12. In Mrao Limited Vs First American Bank of Kenya Ltd and others [2003] KLR 125, the Court of Appeal stated that a prima facie case is one –Which on the material presented to the court a tribunal properly directing itself will conclude that there exists a right which has apparently been infringed by the opposite party as to call for an explanation or rebuttal from the latter.
13. When I juxtapose those principles against the facts here, the application must fail for four main reasons. Firstly, the action is brought against a company challenging its “winding up” or the conduct of its business. The plaintiff is not a shareholder or connected with the defendant. He pleads that “he is a member of the public and privy to the on-goings (sic) of the defendant”. From the materials attached to his deposition, he has not established how the winding up or the business of the company has caused him loss or would occasion irreparable harm.
14. Secondly, I have studied gazette notice No 11661 by the Registrar of Companies published in the kenya gazette on October 29, 2021. It is issued under section 897 (3) of the Companies Act 2015 notifying the public that unless cause be shown, the companies listed thereunder “shall be struck off from the register of companies at the expiry of three months”.
15. The period specified in that notice to show cause has long passed. The defendant is one of the companies listed in the notice. In the absence of evidence to the contrary, it means the defendant has been struckoff the register of companies. I say that very guardedly and without a final finding.
16. Thirdly, it also means that the intended dissolution was at the behest of the registrar of companies. The present action against the company is not only misguided but is brought against an entity that may no longer exist.
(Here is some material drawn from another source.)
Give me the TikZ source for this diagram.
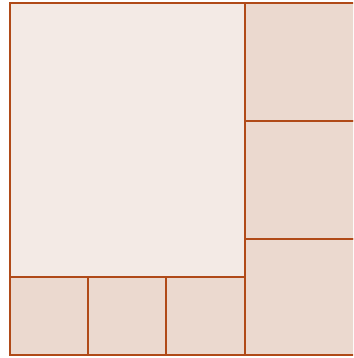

It raises a live question whether there is a proper defendant. I thus decline to make orders in vain.
17. Fourthly, the prayer to restrain the company from selling, subdividing, allocating, transferring or alienating the land known as Title No 12505 located in Gatanga goes into the root of jurisdiction of this court. On the face of it, it is a matter relating to the use, occupation or title to land. Article 162(3) of the Constitution as read with section 13 of the Environment and Land Court Act donates such jurisdiction to the Environment and Land Court. See generally Republic v Karisa Chengo & Others, Supreme Court of Kenya, Petition No 5 of 2015 [2017] eKLR.
18. For all those reasons, I find that the plaintiff has failed to exhibit a prima facie case with a probability of success; or, that he stands to suffer irreparable harm not compensable in damages. Having reached that conclusion, I do not need to weigh the balance of convenience.Kenya Commercial Finance Company Ltd v Afraha Education Society [2001] 1EA 86.
19. The upshot is that the plaintiff’s notice of motion dated March 2, 2022 is devoid of merit. It is hereby dismissed with costs to the defendant.
It is so ordered.
DATED, SIGNED AND DELIVERED AT MURANG’A THIS 15TH DAY OF SEPTEMBER 2022. KANYI KIMONDOJUDGEORDERNotice for delivery of this ruling was delivered electronically by the Court to both parties or their legal counsel. Pursuant to the Practice Directions by the Hon Chief Justice; and, the parties’ consent filed on 5th August 2022, this ruling has been delivered to the parties by electronic mail. Both parties have accordingly waived compliance with Order 21 Rule 1 of the Civil Procedure Rules which requires that all judgments and rulings be pronounced in open court.KANYI KIMONDOJUDGERuling read in chambers in the presence of:Ms. Susan Waiganjo, Court Assistant.